• [Given problem]
Transcribe every line exactly. Leave the pictures behind.

— start —

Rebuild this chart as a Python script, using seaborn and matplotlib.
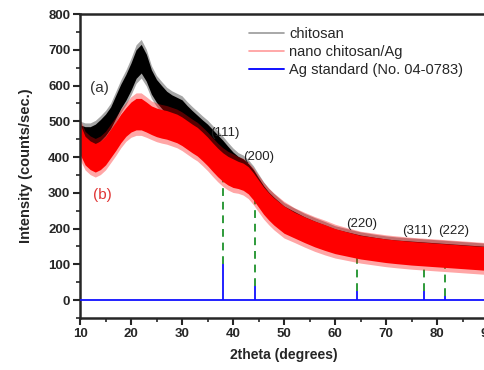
import numpy as np
import pandas as pd
import matplotlib
matplotlib.use("Agg")
import matplotlib.pyplot as plt
from matplotlib.lines import Line2D
from matplotlib.ticker import MultipleLocator
import seaborn as sns

two_theta = [10, 11, 12, 13, 14, 15, 16, 17, 18, 19, 20, 21, 22, 23, 24, 25, 26, 27, 28, 29,
             30, 31, 32, 33, 34, 35, 36, 37, 38, 39, 40, 41, 42, 43, 44, 45, 46, 47, 48, 50,
             52, 54, 56, 58, 60, 62, 65, 68, 70, 72, 75, 78, 80, 82, 85, 88, 90]

# chitosan (a): band centre and half width
chitosan_mid = [460, 455, 455, 462, 475, 490, 510, 540, 570, 595, 625, 660, 675, 650, 610, 585, 568, 552, 542, 535,
                528, 512, 498, 485, 472, 460, 445, 430, 415, 398, 382, 372, 365, 352, 335, 312, 290, 272, 258, 235,
                220, 205, 193, 182, 173, 166, 157, 150, 146, 143, 140, 137, 135, 133, 130, 127, 125]
chitosan_hw = [30, 30, 30, 30, 30, 30, 30, 32, 34, 36, 38, 40, 40, 38, 34, 32, 32, 32, 32, 32,
               32, 32, 32, 32, 32, 32, 32, 32, 32, 32, 32, 30, 30, 30, 30, 30, 30, 30, 30, 28,
               28, 28, 28, 28, 26, 26, 25, 25, 25, 25, 25, 25, 25, 25, 25, 25, 25]

# nano chitosan/Ag (b)
nano_mid = [450, 418, 405, 398, 405, 418, 438, 458, 480, 498, 512, 520, 520, 512, 503, 497, 493, 490, 485, 480,
            472, 462, 452, 443, 430, 416, 400, 385, 372, 362, 355, 350, 345, 335, 318, 298, 278, 262, 248, 225,
            210, 197, 185, 175, 165, 158, 148, 142, 138, 135, 131, 128, 126, 124, 121, 118, 116]
nano_hw = [42, 40, 40, 40, 40, 40, 40, 40, 40, 40, 42, 44, 44, 42, 40, 40, 40, 40, 40, 40,
           40, 40, 40, 40, 40, 40, 40, 40, 40, 40, 40, 38, 38, 38, 38, 38, 38, 38, 38, 38,
           36, 36, 36, 36, 35, 34, 33, 33, 33, 33, 33, 33, 33, 33, 33, 33, 33]

# Ag standard card No. 04-0783
ag_pos = [38.1, 44.3, 64.4, 77.4, 81.5]
ag_int = [100, 40, 25, 26, 12]
ag_hkl = ["(111)", "(200)", "(220)", "(311)", "(222)"]
guide_top = [400, 330, 150, 140, 135]
hkl_x = [38.3, 45.0, 65.2, 76.2, 83.2]
hkl_y = [467, 400, 212, 192, 192]


def band_frame(mid, hw, scale=1.0):
    lo = [m - scale * h for m, h in zip(mid, hw)]
    hi = [m + scale * h for m, h in zip(mid, hw)]
    return pd.DataFrame({"x": two_theta + two_theta, "y": lo + hi})


sns.set_style("ticks")
plt.rcParams["font.family"] = ["Liberation Sans", "DejaVu Sans"]

fig = plt.figure(figsize=(4.84, 3.7), dpi=100)
ax = fig.add_axes([80 / 484, 1 - 318 / 370, 408 / 484, 304 / 370])

# green guide lines from the standard peaks up to the pattern
ax.vlines(ag_pos, ag_int, guide_top, colors="#2e9a3a", linestyles=(0, (4, 3)), lw=1.4, zorder=1)

for mid, hw, col in [(chitosan_mid, chitosan_hw, "black"), (nano_mid, nano_hw, "red")]:
    for scale, alpha in [(1.35, 0.35), (1.0, 1.0)]:
        sns.lineplot(data=band_frame(mid, hw, scale), x="x", y="y", estimator="mean",
                     errorbar=("pi", 100), lw=0, color=col, legend=False, ax=ax,
                     err_kws={"alpha": alpha, "lw": 0, "zorder": 2})

# Ag standard stick pattern
ax.hlines(0, 10, 90, colors="#1010ff", lw=1.3, zorder=4)
ax.vlines(ag_pos, 0, ag_int, colors="#1010ff", lw=1.3, zorder=4)

for x, y, t in zip(hkl_x, hkl_y, ag_hkl):
    ax.text(x, y, t, fontsize=9.5, color="#222222", ha="center", va="center")
ax.text(13.9, 594, "(a)", fontsize=11, color="#333333", ha="center", va="center")
ax.text(14.3, 295, "(b)", fontsize=11, color="#e03434", ha="center", va="center")

ax.set_xlim(10, 90)
ax.set_ylim(-50, 800)
ax.xaxis.set_major_locator(MultipleLocator(10))
ax.xaxis.set_minor_locator(MultipleLocator(5))
ax.yaxis.set_major_locator(MultipleLocator(100))
ax.yaxis.set_minor_locator(MultipleLocator(50))
ax.tick_params(which="major", length=5, width=1.5, labelsize=9.5, pad=2)
ax.tick_params(which="minor", length=3, width=1.2)
for lab in ax.get_xticklabels() + ax.get_yticklabels():
    lab.set_fontweight("bold")
for s in ax.spines.values():
    s.set_linewidth(1.8)
    s.set_visible(True)

ax.set_xlabel("2theta (degrees)", fontsize=10, fontweight="bold", labelpad=6)
ax.set_ylabel("Intensity (counts/sec.)", fontsize=10.5, fontweight="bold", labelpad=11)

handles = [Line2D([], [], color="#9a9a9a", lw=1.2),
           Line2D([], [], color="#ff9a9a", lw=1.2),
           Line2D([], [], color="#1010ff", lw=1.4)]
ax.legend(handles, ["chitosan", "nano chitosan/Ag", "Ag standard (No. 04-0783)"],
          loc="upper left", bbox_to_anchor=(0.40, 0.975), frameon=False, fontsize=10.5,
          handlelength=2.4, handletextpad=0.35, labelspacing=0.25, borderaxespad=0)

fig.savefig("out.png", dpi=100)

— end —

• [Solution to this task]
Rebuild this chart as a Python script, using seaborn and matplotlib.
import numpy as np
import pandas as pd
import matplotlib
matplotlib.use("Agg")
import matplotlib.pyplot as plt
from matplotlib.lines import Line2D
from matplotlib.ticker import MultipleLocator
import seaborn as sns

two_theta = [10, 11, 12, 13, 14, 15, 16, 17, 18, 19, 20, 21, 22, 23, 24, 25, 26, 27, 28, 29,
             30, 31, 32, 33, 34, 35, 36, 37, 38, 39, 40, 41, 42, 43, 44, 45, 46, 47, 48, 50,
             52, 54, 56, 58, 60, 62, 65, 68, 70, 72, 75, 78, 80, 82, 85, 88, 90]

# chitosan (a): band centre and half width
chitosan_mid = [460, 455, 455, 462, 475, 490, 510, 540, 570, 595, 625, 660, 675, 650, 610, 585, 568, 552, 542, 535,
                528, 512, 498, 485, 472, 460, 445, 430, 415, 398, 382, 372, 365, 352, 335, 312, 290, 272, 258, 235,
                220, 205, 193, 182, 173, 166, 157, 150, 146, 143, 140, 137, 135, 133, 130, 127, 125]
chitosan_hw = [30, 30, 30, 30, 30, 30, 30, 32, 34, 36, 38, 40, 40, 38, 34, 32, 32, 32, 32, 32,
               32, 32, 32, 32, 32, 32, 32, 32, 32, 32, 32, 30, 30, 30, 30, 30, 30, 30, 30, 28,
               28, 28, 28, 28, 26, 26, 25, 25, 25, 25, 25, 25, 25, 25, 25, 25, 25]

# nano chitosan/Ag (b)
nano_mid = [450, 418, 405, 398, 405, 418, 438, 458, 480, 498, 512, 520, 520, 512, 503, 497, 493, 490, 485, 480,
            472, 462, 452, 443, 430, 416, 400, 385, 372, 362, 355, 350, 345, 335, 318, 298, 278, 262, 248, 225,
            210, 197, 185, 175, 165, 158, 148, 142, 138, 135, 131, 128, 126, 124, 121, 118, 116]
nano_hw = [42, 40, 40, 40, 40, 40, 40, 40, 40, 40, 42, 44, 44, 42, 40, 40, 40, 40, 40, 40,
           40, 40, 40, 40, 40, 40, 40, 40, 40, 40, 40, 38, 38, 38, 38, 38, 38, 38, 38, 38,
           36, 36, 36, 36, 35, 34, 33, 33, 33, 33, 33, 33, 33, 33, 33, 33, 33]

# Ag standard card No. 04-0783
ag_pos = [38.1, 44.3, 64.4, 77.4, 81.5]
ag_int = [100, 40, 25, 26, 12]
ag_hkl = ["(111)", "(200)", "(220)", "(311)", "(222)"]
guide_top = [400, 330, 150, 140, 135]
hkl_x = [38.3, 45.0, 65.2, 76.2, 83.2]
hkl_y = [467, 400, 212, 192, 192]


def band_frame(mid, hw, scale=1.0):
    lo = [m - scale * h for m, h in zip(mid, hw)]
    hi = [m + scale * h for m, h in zip(mid, hw)]
    return pd.DataFrame({"x": two_theta + two_theta, "y": lo + hi})


sns.set_style("ticks")
plt.rcParams["font.family"] = ["Liberation Sans", "DejaVu Sans"]

fig = plt.figure(figsize=(4.84, 3.7), dpi=100)
ax = fig.add_axes([80 / 484, 1 - 318 / 370, 408 / 484, 304 / 370])

# green guide lines from the standard peaks up to the pattern
ax.vlines(ag_pos, ag_int, guide_top, colors="#2e9a3a", linestyles=(0, (4, 3)), lw=1.4, zorder=1)

for mid, hw, col in [(chitosan_mid, chitosan_hw, "black"), (nano_mid, nano_hw, "red")]:
    for scale, alpha in [(1.35, 0.35), (1.0, 1.0)]:
        sns.lineplot(data=band_frame(mid, hw, scale), x="x", y="y", estimator="mean",
                     errorbar=("pi", 100), lw=0, color=col, legend=False, ax=ax,
                     err_kws={"alpha": alpha, "lw": 0, "zorder": 2})

# Ag standard stick pattern
ax.hlines(0, 10, 90, colors="#1010ff", lw=1.3, zorder=4)
ax.vlines(ag_pos, 0, ag_int, colors="#1010ff", lw=1.3, zorder=4)

for x, y, t in zip(hkl_x, hkl_y, ag_hkl):
    ax.text(x, y, t, fontsize=9.5, color="#222222", ha="center", va="center")
ax.text(13.9, 594, "(a)", fontsize=11, color="#333333", ha="center", va="center")
ax.text(14.3, 295, "(b)", fontsize=11, color="#e03434", ha="center", va="center")

ax.set_xlim(10, 90)
ax.set_ylim(-50, 800)
ax.xaxis.set_major_locator(MultipleLocator(10))
ax.xaxis.set_minor_locator(MultipleLocator(5))
ax.yaxis.set_major_locator(MultipleLocator(100))
ax.yaxis.set_minor_locator(MultipleLocator(50))
ax.tick_params(which="major", length=5, width=1.5, labelsize=9.5, pad=2)
ax.tick_params(which="minor", length=3, width=1.2)
for lab in ax.get_xticklabels() + ax.get_yticklabels():
    lab.set_fontweight("bold")
for s in ax.spines.values():
    s.set_linewidth(1.8)
    s.set_visible(True)

ax.set_xlabel("2theta (degrees)", fontsize=10, fontweight="bold", labelpad=6)
ax.set_ylabel("Intensity (counts/sec.)", fontsize=10.5, fontweight="bold", labelpad=11)

handles = [Line2D([], [], color="#9a9a9a", lw=1.2),
           Line2D([], [], color="#ff9a9a", lw=1.2),
           Line2D([], [], color="#1010ff", lw=1.4)]
ax.legend(handles, ["chitosan", "nano chitosan/Ag", "Ag standard (No. 04-0783)"],
          loc="upper left", bbox_to_anchor=(0.40, 0.975), frameon=False, fontsize=10.5,
          handlelength=2.4, handletextpad=0.35, labelspacing=0.25, borderaxespad=0)

fig.savefig("out.png", dpi=100)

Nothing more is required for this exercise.